The newly-introduced ADVANCE Act (“Accelerating Deployment of Versatile, Advanced Nuclear for Clean Energy”) builds on recent bipartisan efforts to ensure the new and continued use of nuclear energy. The bill, if signed into law, would mark a step forward in laying the groundwork for the fast deployment of a new generation of advanced nuclear reactors—reactors the world urgently needs if it is to meet its climate goals while ensuring sufficient, reliable energy for all.

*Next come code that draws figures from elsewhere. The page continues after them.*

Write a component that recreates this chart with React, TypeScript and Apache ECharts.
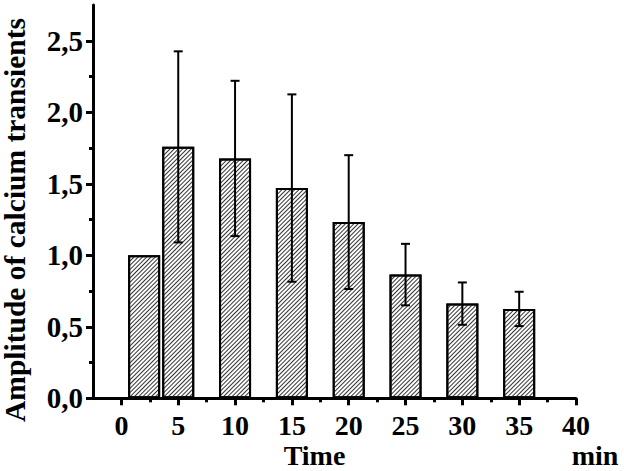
import React, { useEffect, useRef } from "react";
import * as echarts from "echarts";

const times = [2, 5, 10, 15, 20, 25, 30, 35];
const means = [1.0, 1.758, 1.677, 1.47, 1.232, 0.865, 0.662, 0.625];
const errors = [0, 0.668, 0.543, 0.655, 0.468, 0.215, 0.148, 0.12];
const xMajorTicks = [0, 5, 10, 15, 20, 25, 30, 35, 40];
const xMinorTicks = [2.5, 7.5, 12.5, 17.5, 22.5, 27.5, 32.5, 37.5];
const yMajorTicks = [0, 0.5, 1.0, 1.5, 2.0, 2.5];
const yMinorTicks = [0.25, 0.75, 1.25, 1.75, 2.25];

const FONT = "'Liberation Serif', 'Times New Roman', serif";

export default function App() {
  const ref = useRef<HTMLDivElement>(null);
  useEffect(() => {
    if (!ref.current) return;
    const chart = echarts.init(ref.current, undefined, { renderer: "svg" });
    const axisLineStyle = { color: "#000", width: 3 };
    const fmt = (v: number) => v.toFixed(1).replace(".", ",");
    chart.setOption({
      animation: false,
      backgroundColor: "#fff",
      grid: { left: 93, right: 48, top: 5, bottom: 72.7, containLabel: false },
      xAxis: [
        {
          type: "value",
          min: -2.5,
          max: 40,
          axisLine: { show: true, onZero: false, lineStyle: axisLineStyle },
          axisTick: { show: true, customValues: xMajorTicks, length: 7, lineStyle: { color: "#000", width: 3 } },
          axisLabel: {
            show: true,
            customValues: xMajorTicks,
            margin: 13,
            color: "#000",
            fontFamily: FONT,
            fontWeight: "bold",
            fontSize: 28,
          },
          splitLine: { show: false },
        },
        {
          type: "value",
          min: -2.5,
          max: 40,
          position: "bottom",
          axisLine: { show: false, onZero: false },
          axisTick: { show: true, customValues: xMinorTicks, length: 4, lineStyle: { color: "#000", width: 3 } },
          axisLabel: { show: false },
          splitLine: { show: false },
        },
      ],
      yAxis: [
        {
          type: "value",
          min: 0,
          max: 2.75,
          axisLine: { show: true, onZero: false, lineStyle: axisLineStyle },
          axisTick: { show: true, customValues: yMajorTicks, length: 7, lineStyle: { color: "#000", width: 3 } },
          axisLabel: {
            show: true,
            customValues: yMajorTicks,
            formatter: fmt,
            margin: 10,
            color: "#000",
            fontFamily: FONT,
            fontWeight: "bold",
            fontSize: 29,
          },
          splitLine: { show: false },
        },
        {
          type: "value",
          min: 0,
          max: 2.75,
          position: "left",
          axisLine: { show: false, onZero: false },
          axisTick: { show: true, customValues: yMinorTicks, length: 4, lineStyle: { color: "#000", width: 3 } },
          axisLabel: { show: false },
          splitLine: { show: false },
        },
      ],
      series: [
        {
          type: "bar",
          xAxisIndex: 0,
          yAxisIndex: 0,
          data: times.map((t, i) => [t, means[i]]),
          barWidth: 32,
          itemStyle: {
            color: "#fff",
            borderColor: "#000",
            borderWidth: 2,
            decal: {
              symbol: "rect",
              symbolSize: 1,
              color: "#333",
              dashArrayX: [1, 0],
              dashArrayY: [1, 1.8],
              rotation: -Math.PI / 4,
            },
          },
          z: 2,
        },
        {
          type: "custom",
          xAxisIndex: 0,
          yAxisIndex: 0,
          z: 5,
          data: times.map((t, i) => [t, means[i], errors[i]]),
          encode: { x: 0, y: 1 },
          renderItem: (params: any, api: any) => {
            const x = api.value(0);
            const y = api.value(1);
            const e = api.value(2);
            if (!e) return null;
            const top = api.coord([x, y + e]);
            const bot = api.coord([x, y - e]);
            const hw = 4.5;
            const style = { stroke: "#000", lineWidth: 2 };
            return {
              type: "group",
              children: [
                { type: "line", shape: { x1: top[0], y1: top[1], x2: bot[0], y2: bot[1] }, style },
                { type: "line", shape: { x1: top[0] - hw, y1: top[1], x2: top[0] + hw, y2: top[1] }, style },
                { type: "line", shape: { x1: bot[0] - hw, y1: bot[1], x2: bot[0] + hw, y2: bot[1] }, style },
              ],
            };
          },
        },
      ],
      graphic: [
        {
          type: "text",
          x: 15,
          y: 220,
          rotation: Math.PI / 2,
          style: {
            text: "Amplitude of calcium transients",
            fill: "#000",
            font: `bold 29.5px ${FONT}`,
            textAlign: "center",
            textVerticalAlign: "middle",
          },
        },
        {
          type: "text",
          x: 314.5,
          y: 455,
          style: {
            text: "Time",
            fill: "#000",
            font: `bold 28px ${FONT}`,
            textAlign: "center",
            textVerticalAlign: "middle",
          },
        },
        {
          type: "text",
          x: 595,
          y: 455,
          style: {
            text: "min",
            fill: "#000",
            font: `bold 28px ${FONT}`,
            textAlign: "center",
            textVerticalAlign: "middle",
          },
        },
      ],
    });
    return () => chart.dispose();
  }, []);
  return (
    <div
      ref={ref}
      style={{ position: "absolute", left: 0, top: 0, width: 624, height: 471 }}
    />
  );
}
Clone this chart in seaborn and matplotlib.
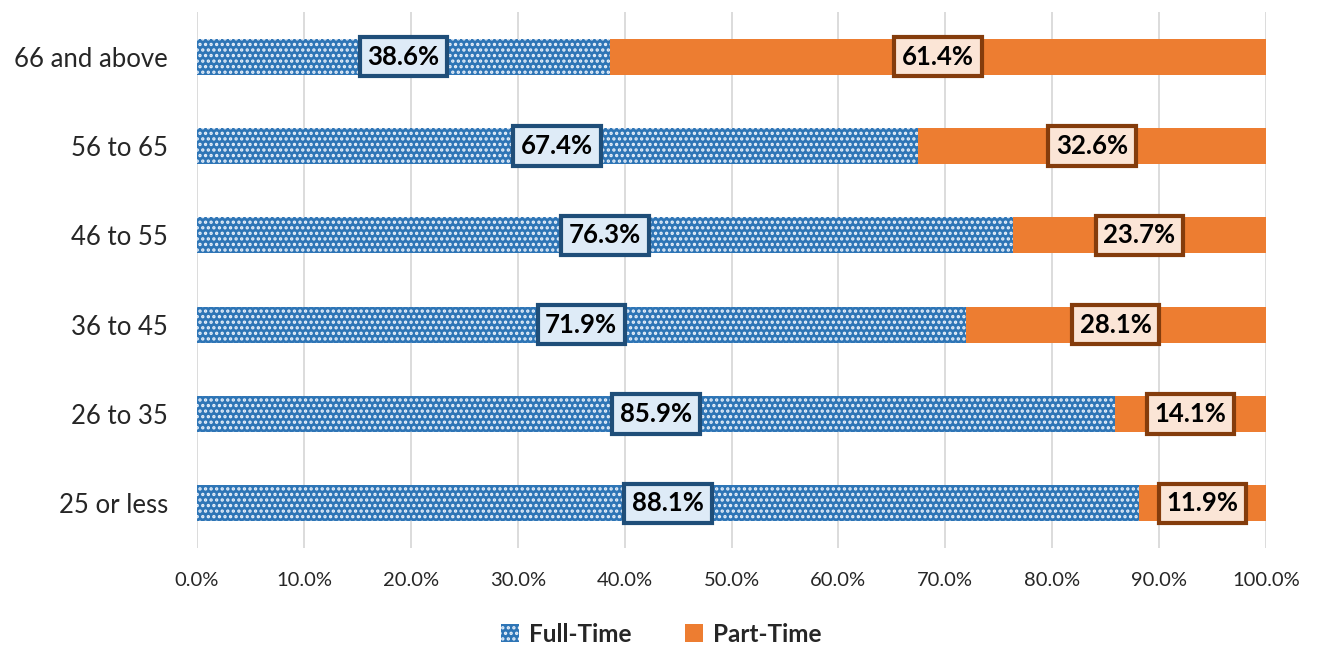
import matplotlib
matplotlib.use("Agg")
import matplotlib.pyplot as plt
import seaborn as sns
import pandas as pd

# Age groups (top to bottom as displayed) and shares of employment type
age_groups = ["66 and above", "56 to 65", "46 to 55", "36 to 45", "26 to 35", "25 or less"]
full_time = [38.6, 67.4, 76.3, 71.9, 85.9, 88.1]
part_time = [61.4, 32.6, 23.7, 28.1, 14.1, 11.9]
x_ticks = [0, 10, 20, 30, 40, 50, 60, 70, 80, 90, 100]

sns.set_theme(style="white")
plt.rcParams["font.family"] = ["Lato", "DejaVu Sans"]
plt.rcParams["hatch.linewidth"] = 1.6

blue = "#2E75B6"
orange = "#ED7D31"

df = pd.DataFrame({"age": age_groups, "full": full_time, "part": part_time})
df["total"] = df["full"] + df["part"]

fig = plt.figure(figsize=(13.22, 6.48), dpi=100)
ax = fig.add_axes([197 / 1322, 1 - 548 / 648, (1266 - 197) / 1322, (548 - 12) / 648])

# Stacked bars: draw totals (part-time colour) first, then full-time on top
sns.barplot(data=df, x="total", y="age", orient="h", color=orange, width=0.4,
            saturation=1, ax=ax, label="Part-Time")
sns.barplot(data=df, x="full", y="age", orient="h", color=blue, width=0.4,
            saturation=1, ax=ax, label="Full-Time")

n = len(age_groups)
full_patches = ax.patches[n:]
part_patches = ax.patches[:n]
for p in full_patches:
    p.set_hatch("...")
    p.set_edgecolor("#E8F0FA")
    p.set_linewidth(0)
for p in part_patches:
    p.set_linewidth(0)

# Value labels inside each segment
for i, (f, pt) in enumerate(zip(full_time, part_time)):
    ax.text(f / 2, i, f"{f:.1f}%", ha="center", va="center", fontsize=18.5,
            fontweight="bold", color="black",
            bbox=dict(boxstyle="square,pad=0.3", fc="#DEEBF7", ec="#1F4E79", lw=3))
    ax.text(f + pt / 2, i, f"{pt:.1f}%", ha="center", va="center", fontsize=18.5,
            fontweight="bold", color="black",
            bbox=dict(boxstyle="square,pad=0.3", fc="#FBE5D6", ec="#843C0C", lw=3))

ax.set_xlim(0, 100)
ax.set_ylim(n - 0.5, -0.5)
ax.set_xticks(x_ticks)
ax.set_xticklabels([f"{t:.1f}%" for t in x_ticks], fontsize=14.5)
ax.tick_params(axis="y", labelsize=18.5, length=0, pad=21)
ax.tick_params(axis="x", length=0, pad=17)
ax.set_xlabel("")
ax.set_ylabel("")
ax.xaxis.grid(True, color="#D9D9D9", lw=1.3)
ax.set_axisbelow(True)
for s in ax.spines.values():
    s.set_visible(False)

# Legend below the plot
handles, labels = ax.get_legend_handles_labels()
order = [labels.index("Full-Time"), labels.index("Part-Time")]
leg = fig.legend([handles[i] for i in order], [labels[i] for i in order],
                 loc="center", bbox_to_anchor=(0.5, 1 - 634 / 648), ncol=2,
                 frameon=False, prop={"size": 17.5, "weight": "bold"},
                 handlelength=0.75, handleheight=0.75, columnspacing=2.2,
                 handletextpad=0.4)
if ax.get_legend() is not None:
    ax.get_legend().remove()

fig.savefig("out.png", dpi=100)
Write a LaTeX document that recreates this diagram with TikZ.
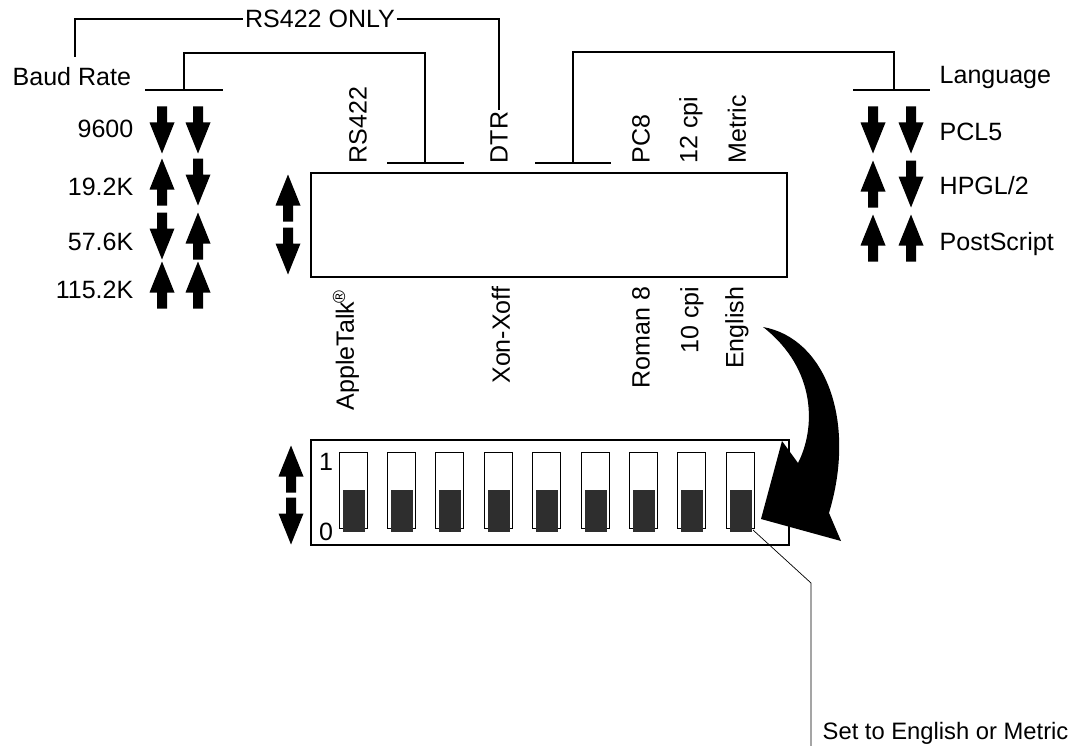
\documentclass[tikz,border=0pt]{standalone}
\usepackage{fontspec}
\setmainfont{Liberation Sans}
\usepackage{tikz}
\usetikzlibrary{positioning}
\tikzset{
  every picture/.style={line join=miter},
  lbl/.style={font=\fontsize{17.8}{20}\selectfont, inner sep=1pt},
  vlbl/.style={lbl, rotate=90},
  bar/.style={line width=1.5pt},
  slot/.style={line width=0.7pt},
  knob/.style={fill=black!82},
  leader/.style={line width=0.5pt},
  % small switch direction arrows, drawn about their centre
  dnarrow/.pic={\fill (-5,-23.5) -- (5,-23.5) -- (5,-7.5) -- (12.5,-7.5)
     -- (0,23.5) -- (-12.5,-7.5) -- (-5,-7.5) -- cycle;},
  uparrow/.pic={\fill (-5,23.5) -- (5,23.5) -- (5,7.5) -- (12.5,7.5)
     -- (0,-23.5) -- (-12.5,7.5) -- (-5,7.5) -- cycle;},
}
\begin{document}
\begin{tikzpicture}[x=0.025cm, y=-0.025cm]
    \useasboundingbox (0,0) rectangle (1073,749);

    % Side labels
    \node[lbl, anchor=west] (brate) at (11,77) {Baud Rate};
    \node[lbl, anchor=west] (lang) at (938,77) {Language};
    \node[lbl] (only) at (320,19) {RS422 ONLY};

    % Baud rate settings
    \node[lbl, anchor=east] (b1) at (135,129) {9600};
    \node[lbl, anchor=east] (b2) at (135,187) {19.2K};
    \node[lbl, anchor=east] (b3) at (135,242) {57.6K};
    \node[lbl, anchor=east] (b4) at (135,290) {115.2K};
    \pic at (162,130) {dnarrow};  \pic at (198,130) {dnarrow};
    \pic at (162,182) {uparrow};  \pic at (198,182) {dnarrow};
    \pic at (162,236) {dnarrow};  \pic at (198,236) {uparrow};
    \pic at (162,285) {uparrow};  \pic at (198,285) {uparrow};

    % Language settings
    \node[lbl, anchor=west] (l1) at (938,132) {PCL5};
    \node[lbl, anchor=west] (l2) at (938,186) {HPGL/2};
    \node[lbl, anchor=west] (l3) at (938,244) {PostScript};
    \pic at (873,130) {dnarrow};  \pic at (911,130) {dnarrow};
    \pic at (873,184) {uparrow};  \pic at (911,184) {dnarrow};
    \pic at (873,238) {uparrow};  \pic at (911,238) {uparrow};

    % Key box with its switch meanings
    \draw[bar] (311,173) rectangle (787,277);
    \pic at (288,198) {uparrow};
    \pic at (288,251) {dnarrow};
    \node[vlbl, anchor=west] (rs) at (358,165) {RS422};
    \node[vlbl, anchor=west] (dtr) at (499,165) {DTR};
    \node[vlbl, anchor=west] (pc) at (641,165) {PC8};
    \node[vlbl, anchor=west] (cpa) at (691,165) {12 cpi};
    \node[vlbl, anchor=west] (met) at (737,165) {Metric};
    \node[vlbl, anchor=east] (apple) at (346,288) {AppleTalk\kern-1pt\textsuperscript{\textregistered}};
    \node[vlbl, anchor=east] (xon) at (501,285) {Xon-Xoff};
    \node[vlbl, anchor=east] (rom) at (641,285) {Roman 8};
    \node[vlbl, anchor=east] (cpb) at (692,285) {10 cpi};
    \node[vlbl, anchor=east] (eng) at (737,285) {English};

    % Brackets grouping the switches
    \draw[bar] (145,90) -- (223,90);
    \draw[bar] (387,163) -- (464,163);
    \draw[bar] (184,90) |- (425,53) -- (425,163);
    \draw[bar] (535,163) -- (611,163);
    \draw[bar] (853,90) -- (930,90);
    \draw[bar] (573,163) |- (894,52) -- (894,90);
    \draw[bar] (75,57) |- (only.west);
    \draw[bar] (only.east) -| (dtr.east);

    % DIP switch block
    \draw[bar] (311,440) rectangle (789,545);
    \pic at (291,469) {uparrow};
    \pic at (291,521) {dnarrow};
    \node[lbl] (one) at (326,462) {1};
    \node[lbl] (zero) at (326,532) {0};
    \foreach \i in {0,...,8} {
      \draw[slot] ({339+48.4*\i},452) rectangle ++(28,76);
      \fill[knob] ({342.5+48.4*\i},490) rectangle ++(22,42);
    }

    % Big curved arrow
    \fill (763,327) .. controls (825,338) and (857,420) .. (829,513)
      -- (841,541) -- (761,519) -- (782,441) -- (798,463)
      .. controls (815,430) and (818,370) .. (763,327) -- cycle;

    % Note
    \node[lbl, font=\fontsize{16.9}{20}\selectfont, anchor=west] (note) at (821,733) {Set to English or Metric};
    \coordinate (knob9) at (753,530);
    \coordinate (bend) at (811,583);
    \draw[leader] (knob9) -- (bend) -- (bend |- note.south);
\end{tikzpicture}
\end{document}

The ADVANCE Act recognizes the immense potential of using old coal plant sites for new nuclear facilities. It requires the NRC to “develop and implement strategies to enable timely licensing reviews for, and to support the oversight of, production facilities or utilization facilities at brownfield sites, including retired fossil fuel sites” within two years of enactment. This will benefit smaller companies that are trying to create nuclear energy reactors and expedite the process as a whole. The advance act will be an express ticket to clean energy for our future and reduce the burden of costs on those aiming to grasp clean energy as a widespread source of energy.